Asia-Pacific News
Illegal deforestation threatens Sumatran tigers, activists say
Oct 12, 2010, 10:18 GMT
Jakarta - Clearing the rainforest for allegedly illegal palm oil plantations is threatening the endangered Sumatran tiger in Indonesia's Riau province, conservationists said Tuesday.
Video cameras installed by the Worldwide Fund for Nature (WWF) filmed a bulldozer clearing trees in the East Sumatran province, the group said, presumably to plant palm oil trees.
The cameras also captured footage of tigers walking through the cleared area, it said.
'The video recordings on deforestation proved there is a serious threat to the tigers' survival in the area,' said Ian Kosasih, the WWF-Indonesia's forest and species programme director.

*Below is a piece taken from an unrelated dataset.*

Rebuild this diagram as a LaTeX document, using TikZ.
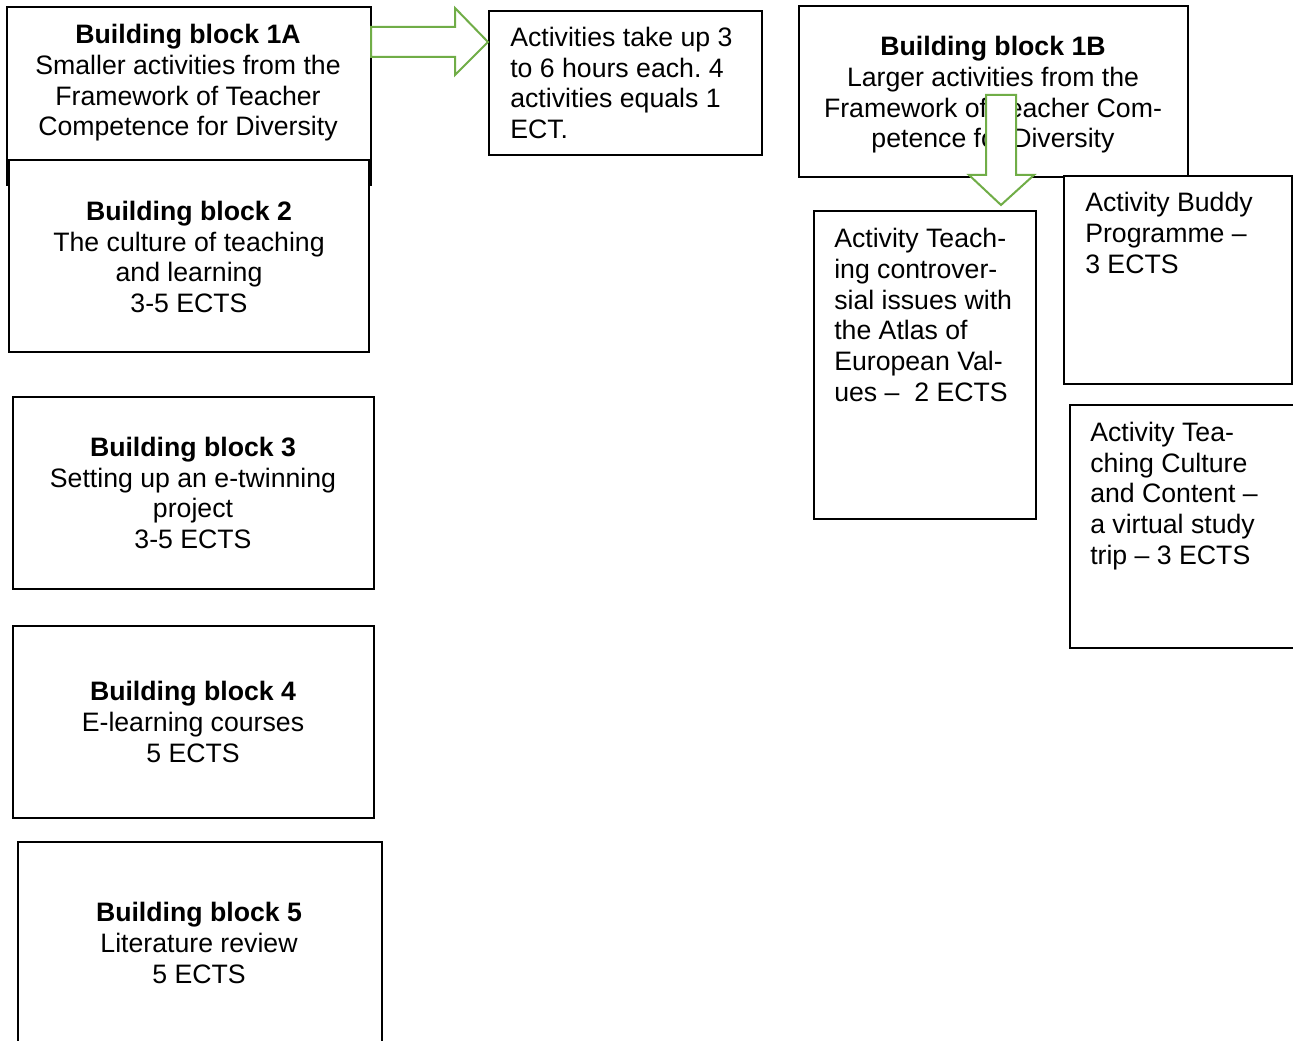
\documentclass[tikz,border=0pt]{standalone}
\usepackage{fontspec}
\setmainfont{Liberation Sans}
\definecolor{arrowgreen}{HTML}{70AD47}
\begin{document}
\begin{tikzpicture}[x=0.75pt,y=-0.75pt]
\tikzstyle{blk}=[draw,rectangle,fill=white,line width=1.2pt,inner sep=0pt]
\tikzstyle{blkb}=[blk,line width=1.6pt]
\tikzstyle{txt}=[inner sep=0pt,font=\fontsize{20}{23}\selectfont]
\tikzstyle{ctxt}=[txt,align=center]
\tikzstyle{ltxt}=[txt,align=left,anchor=west]
\tikzstyle{garrow}=[draw=arrowgreen,fill=white,line width=1.5pt,line join=miter]
\useasboundingbox (0,0) rectangle (1293,1041);

% Building block 1A and its activities
\node[blkb,minimum width=273pt,minimum height=133.5pt] (b1a) at (189,96) {};
\node[ctxt] (b1atxt) at (188,83) {\textbf{Building block 1A}\\Smaller activities from the\\Framework of Teacher\\Competence for Diversity};
\node[blk,minimum width=204.75pt,minimum height=108pt] (act) at (625.5,83) {};
\node[ltxt] (acttxt) at (510,83) {Activities take up 3\\to 6 hours each.\ 4\\activities equals 1\\ECT.};
\draw[garrow] (371,27) -- (455,27) -- (455,8) -- (488,42) -- (455,75) -- (455,57) -- (371,57) -- cycle;

% Building blocks 2 to 5
\node[blk,minimum width=270pt,minimum height=144pt] (b2) at (189,256) {};
\node[ctxt] (b2txt) at (189,257) {\textbf{Building block 2}\\The culture of teaching\\and learning\\3-5 ECTS};
\node[blk,minimum width=270.75pt,minimum height=144pt] (b3) at (193.5,493) {};
\node[ctxt] (b3txt) at (193,493) {\textbf{Building block 3}\\Setting up an e-twinning\\project\\3-5 ECTS};
\node[blk,minimum width=270.75pt,minimum height=144pt] (b4) at (193.5,722) {};
\node[ctxt] (b4txt) at (193,722) {\textbf{Building block 4}\\E-learning courses\\5 ECTS};
\node[blk,minimum width=273pt,minimum height=154.5pt] (b5) at (200,945) {};
\node[ctxt] (b5txt) at (199,943) {\textbf{Building block 5}\\Literature review\\5 ECTS};

% Building block 1B and its activities
\node[blkb,minimum width=291.75pt,minimum height=128.25pt] (b1b) at (993.5,91.5) {};
\node[ctxt] (b1btxt) at (993,95) {\textbf{Building block 1B}\\Larger activities from the\\Framework of Teacher Com-\\petence for Diversity};
\node[blk,minimum width=166.5pt,minimum height=231pt] (teach) at (925,365) {};
\node[ltxt] (teachtxt) at (834,315) {Activity Teach-\\ing controver-\\sial issues with\\the Atlas of\\European Val-\\ues --\ \ 2 ECTS};
\node[blk,minimum width=171pt,minimum height=156pt] (buddy) at (1178,280) {};
\node[ltxt] (buddytxt) at (1085,233) {Activity Buddy\\Programme --\\3 ECTS};
\node[blk,minimum width=172.5pt,minimum height=182.25pt] (cult) at (1185,526.5) {};
\node[ltxt] (culttxt) at (1090,496) {Activity Tea-\\ching Culture\\and Content --\\a virtual study\\trip -- 3 ECTS};
\draw[garrow] (986,95) -- (1016,95) -- (1016,175) -- (1034,175) -- (1001,205) -- (969,175) -- (986,175) -- cycle;
\end{tikzpicture}
\end{document}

Kosasih said he was not sure whether the logging was continuing.
The Forestry Ministry's director of forest protection said he would send a team to investigate the incident, and vowed to enforce the law if necessary.
Forests in Bukit Batabuh, where the footage was taken, are protected, and their exploitation forbidden. WWF installed the heat-seeking cameras in 2009 to study the population and habits of the Sumatran tiger, and the threats they are facing.
Around 400 Sumatran tigers are left in Indonesia, the group estimates, about 12 per cent of the global tiger population of 3,200. Their numbers are under threat from widespread deforestation and illegal poaching for their body parts, which fetch high prices on the black market.